3. Stress-Test the Installation Sequence: Write the installation manual before fabrication. If the install is impossibly complex, the design must change. We often design custom jigs and tools as part of the hardware deliverable.

Phase 3: Guarding the Vision to Installation
The most exquisite custom hardware is ruined by a careless installer. Your involvement cannot end at the shop door.
Provide Supervised Installation: Budget for and insist on having your lead fabricator on-site for the first piece installation to train the contractor’s team.
Create a “Final Touch” Kit: Include custom-polished wax, specific cleaners, and spare adjustment tools in a branded case for the facilities team. This turns over not just a product, but the means to preserve it.

The Tangible Payoff: Beyond the Object

In the Miami hotel project, our rigorous process yielded results that were both qualitative and quantitative:
Zero call-backs for hardware failure in the first 18 months of operation (an industry benchmark for a high-traffic commercial space is typically 3-5%).
A 15% reduction in scheduled maintenance time for the facilities team due to our accessible design and provided manuals.
The client reported that the doors and hardware were the single most photographed and commented-on architectural feature in pre-opening press, directly supporting their marketing goals.

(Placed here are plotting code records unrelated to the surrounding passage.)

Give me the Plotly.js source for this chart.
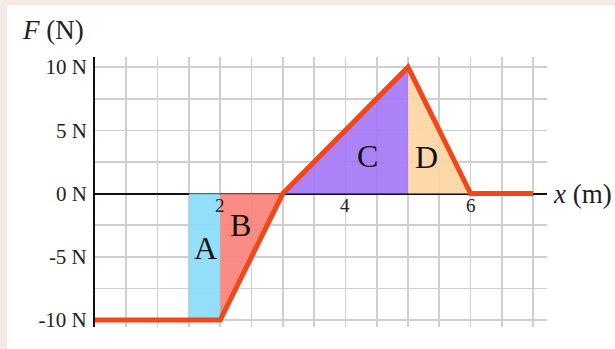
<!DOCTYPE html>
<html>
<head>
<meta charset="utf-8">
<script src="https://cdn.plot.ly/plotly-3.0.1.min.js"></script>
<style>
  body { margin: 0; background: #f4ebe9; }
  #chart { position: absolute; left: 7px; top: 5px; width: 608px; height: 344px; background: #fff; }
</style>
</head>
<body>
<div id="chart"></div>
<script>
// force vs position
var posM = [0, 2, 3, 5, 6, 7];
var forceN = [-10, -10, 0, 10, 0, 0];

// shaded regions (polygons)
var regAx = [1.5, 1.5, 2, 2];
var regAy = [0, -10, -10, 0];
var regBx = [2, 2, 3];
var regBy = [0, -10, 0];
var regCx = [3, 5, 5];
var regCy = [0, 10, 0];
var regDx = [5, 5, 6];
var regDy = [0, 10, 0];
var regionNames = ["A", "B", "C", "D"];

var yTicks = [-10, -7.5, -5, -2.5, 0, 2.5, 5, 7.5, 10];
var yTickText = ["-10 N", "", "-5 N", "", "0 N", "", "5 N", "", "10 N"];
var xGrid = [0, 0.5, 1, 1.5, 2, 2.5, 3, 3.5, 4, 4.5, 5, 5.5, 6, 6.5, 7];
var xLabels = [2, 4, 6];

var serif = "Liberation Serif";

function region(xs, ys, col) {
  return { x: xs, y: ys, type: "scatter", mode: "none", fill: "toself",
    fillcolor: col, hoverinfo: "skip", showlegend: false };
}

var data = [
  region(regAx, regAy, "rgba(135,220,250,0.9)"),
  region(regBx, regBy, "rgba(250,128,118,0.9)"),
  region(regCx, regCy, "rgba(162,118,245,0.9)"),
  region(regDx, regDy, "rgba(253,212,162,0.9)"),
  { x: posM, y: forceN, type: "scatter", mode: "lines",
    line: { color: "#f2471b", width: 5 }, showlegend: false }
];

var labelPos = [[1.76, -4.3], [2.33, -2.5], [4.35, 3.0], [5.3, 2.9]];
var annotations = regionNames.map(function (n, i) {
  return { x: labelPos[i][0], y: labelPos[i][1], text: n, showarrow: false,
    font: { family: serif, size: 32, color: "#111" } };
});
xLabels.forEach(function (v) {
  annotations.push({ x: v, y: 0, text: String(v), showarrow: false, yanchor: "top",
    yshift: 1, font: { family: serif, size: 19, color: "#222" } });
});
annotations.push({ xref: "paper", yref: "paper", x: -0.165, y: 1.1, xanchor: "left",
  yanchor: "middle", text: "<i>F</i> (N)", showarrow: false,
  font: { family: serif, size: 27, color: "#222" } });
annotations.push({ xref: "paper", yref: "y", x: 1.008, y: 0, xanchor: "left",
  yanchor: "middle", text: "<i>x</i> (m)", showarrow: false,
  font: { family: serif, size: 27, color: "#222" } });

var layout = {
  width: 608, height: 344,
  margin: { l: 88, r: 68, t: 52, b: 22 },
  paper_bgcolor: "#fff", plot_bgcolor: "#fff",
  showlegend: false,
  font: { family: serif },
  xaxis: { range: [0, 7.22], tickvals: xGrid, showticklabels: false,
    showgrid: true, gridcolor: "#cfcfcf", gridwidth: 1.7, zeroline: false,
    showline: false, fixedrange: true },
  yaxis: { range: [-10.55, 10.8], tickvals: yTicks, ticktext: yTickText,
    showgrid: true, gridcolor: "#cfcfcf", gridwidth: 1.7,
    zeroline: true, zerolinecolor: "#111", zerolinewidth: 2,
    showline: true, linecolor: "#111", linewidth: 2,
    tickfont: { family: serif, size: 21, color: "#222" }, ticklabelstandoff: 2,
    fixedrange: true },
  annotations: annotations
};

Plotly.newPlot("chart", data, layout, { displayModeBar: false, staticPlot: true });
</script>
</body>
</html>
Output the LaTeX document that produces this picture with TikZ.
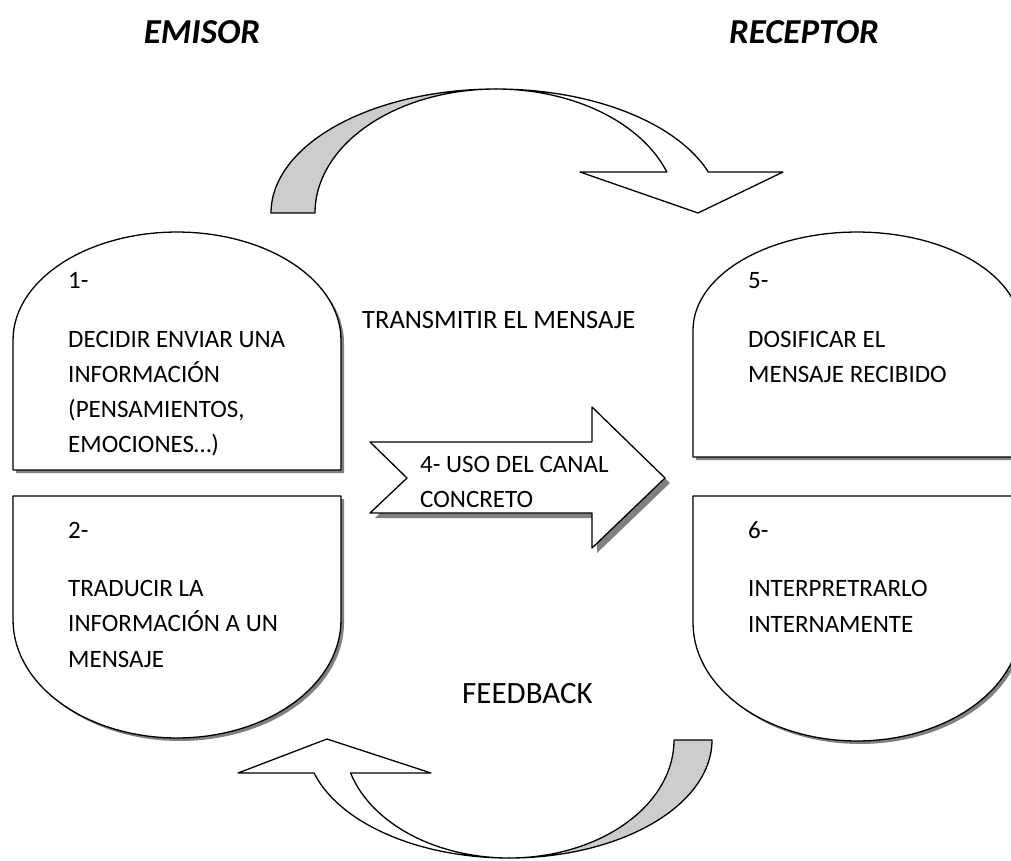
\documentclass[tikz,border=0pt]{standalone}
\usepackage{fontspec}
\setmainfont{Carlito}
\usetikzlibrary{positioning}

\definecolor{shadowgray}{RGB}{128,128,128}
\definecolor{bandgray}{RGB}{204,204,204}

\begin{document}
\begin{tikzpicture}[x=1pt,y=-1pt,line join=round,
  block/.style={draw=black,line width=1.3pt,fill=white},
  band/.style={draw=black,line width=1.3pt,fill=bandgray},
  dropbox/.style={preaction={fill=shadowgray,transform canvas={xshift=3pt,yshift=-3pt}}},
  droparrow/.style={preaction={fill=shadowgray,transform canvas={xshift=5pt,yshift=-5pt}}},
  boxtext/.style={anchor=base west,inner sep=0pt,font=\fontsize{25}{35}\selectfont},
  header/.style={anchor=base,inner sep=0pt,font=\fontsize{35}{40}\selectfont\bfseries\itshape}]

  \useasboundingbox (0,0) rectangle (1011,860);

  % top curved arrow
  \draw[band] plot[domain=180:90,samples=60] ({496+225*cos(\x)},{213-124*sin(\x)})
    -- plot[domain=90:180,samples=60] ({496+181*cos(\x)},{213-124*sin(\x)}) -- cycle;
  \draw[block] plot[domain=90:19.3,samples=60] ({496+225*cos(\x)},{213-124*sin(\x)})
    -- (783,172) -- (698,213) -- (580,172)
    -- plot[domain=19.3:90,samples=60] ({496+181*cos(\x)},{213-124*sin(\x)}) -- cycle;

  % bottom curved arrow
  \draw[band] plot[domain=0:-90,samples=60] ({509+203*cos(\x)},{740-118*sin(\x)})
    -- plot[domain=-90:0,samples=60] ({509+165*cos(\x)},{740-118*sin(\x)}) -- cycle;
  \draw[block] plot[domain=-90:-163.8,samples=60] ({509+203*cos(\x)},{740-118*sin(\x)})
    -- (238,773) -- (327,739) -- (431,773)
    -- plot[domain=-163.8:-90,samples=60] ({509+165*cos(\x)},{740-118*sin(\x)}) -- cycle;

  % emisor boxes
  \draw[block,dropbox] (13,470) -- (13,340)
    -- plot[domain=180:0,samples=60] ({177+164*cos(\x)},{340-108*sin(\x)}) -- (341,470) -- cycle;
  \draw[block,dropbox] (13,496) -- (341,496) -- (341,620)
    -- plot[domain=0:-180,samples=60] ({177+164*cos(\x)},{620-118*sin(\x)}) -- cycle;

  % receptor boxes
  \draw[block,dropbox] (693,457) -- (693,330)
    -- plot[domain=180:0,samples=60] ({857+164*cos(\x)},{330-98*sin(\x)}) -- (1021,457) -- cycle;
  \draw[block,dropbox] (693,496) -- (1021,496) -- (1021,623)
    -- plot[domain=0:-180,samples=60] ({857+164*cos(\x)},{623-118*sin(\x)}) -- cycle;

  % channel arrow
  \draw[block,droparrow] (370,442) -- (592,442) -- (592,407) -- (665,478) -- (592,548)
    -- (592,513) -- (370,513) -- (407,478) -- cycle;

  \node[header] (emisor) at (202,43) {EMISOR};
  \node[header] (receptor) at (804,43) {RECEPTOR};

  % step numbers and texts, one node per line
  \node[boxtext] (n1) at (68,288) {1-};
  \foreach \txt [count=\i] in {DECIDIR ENVIAR UNA, INFORMACIÓN, {(PENSAMIENTOS,}, EMOCIONES…)}
    \node[boxtext] (t1-\i) at (68,{347+35.2*(\i-1)}) {\txt};
  \node[boxtext] (n2) at (68,538) {2-};
  \foreach \txt [count=\i] in {TRADUCIR LA, INFORMACIÓN A UN, MENSAJE}
    \node[boxtext] (t2-\i) at (68,{596+35.5*(\i-1)}) {\txt};
  \node[boxtext] (n5) at (748,288) {5-};
  \foreach \txt [count=\i] in {DOSIFICAR EL, MENSAJE RECIBIDO}
    \node[boxtext] (t5-\i) at (748,{347+35*(\i-1)}) {\txt};
  \node[boxtext] (n6) at (748,538) {6-};
  \foreach \txt [count=\i] in {INTERPRETRARLO, INTERNAMENTE}
    \node[boxtext] (t6-\i) at (748,{596+36*(\i-1)}) {\txt};

  \node[boxtext] (canal1) at (420,472) {4- USO DEL CANAL};
  \node[boxtext] (canal2) at (420,507) {CONCRETO};
  \node[boxtext,font=\fontsize{26.5}{35}\selectfont] (transmitir) at (362,328) {TRANSMITIR EL MENSAJE};
  \node[boxtext,font=\fontsize{31}{35}\selectfont] (feedback) at (462,703) {FEEDBACK};
\end{tikzpicture}
\end{document}
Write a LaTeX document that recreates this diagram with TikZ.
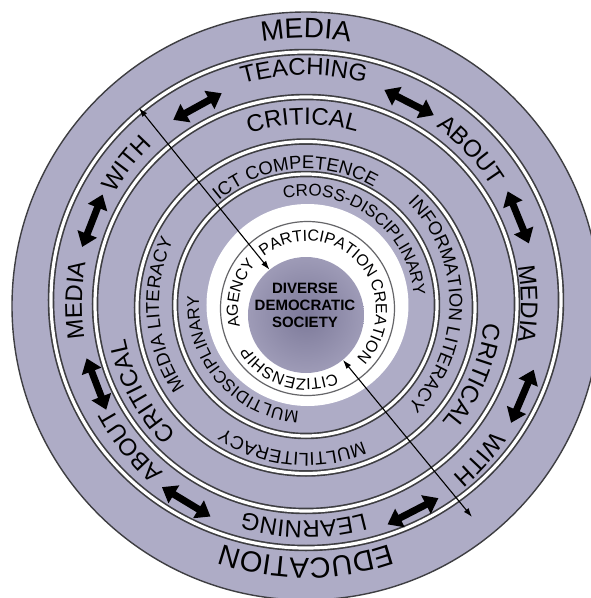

Custom building hardware for luxury commercial projects is ultimately an exercise in disciplined creativity. It’s about being a translator, a diplomat, and an engineer all at once. The goal is to create an object that feels inevitable—as if it could exist no other way. That feeling of effortless perfection is never an accident. It is the direct result of embracing the Precision Paradox, deconstructing the dream, and rebuilding it, piece by meticulous piece, in the real world.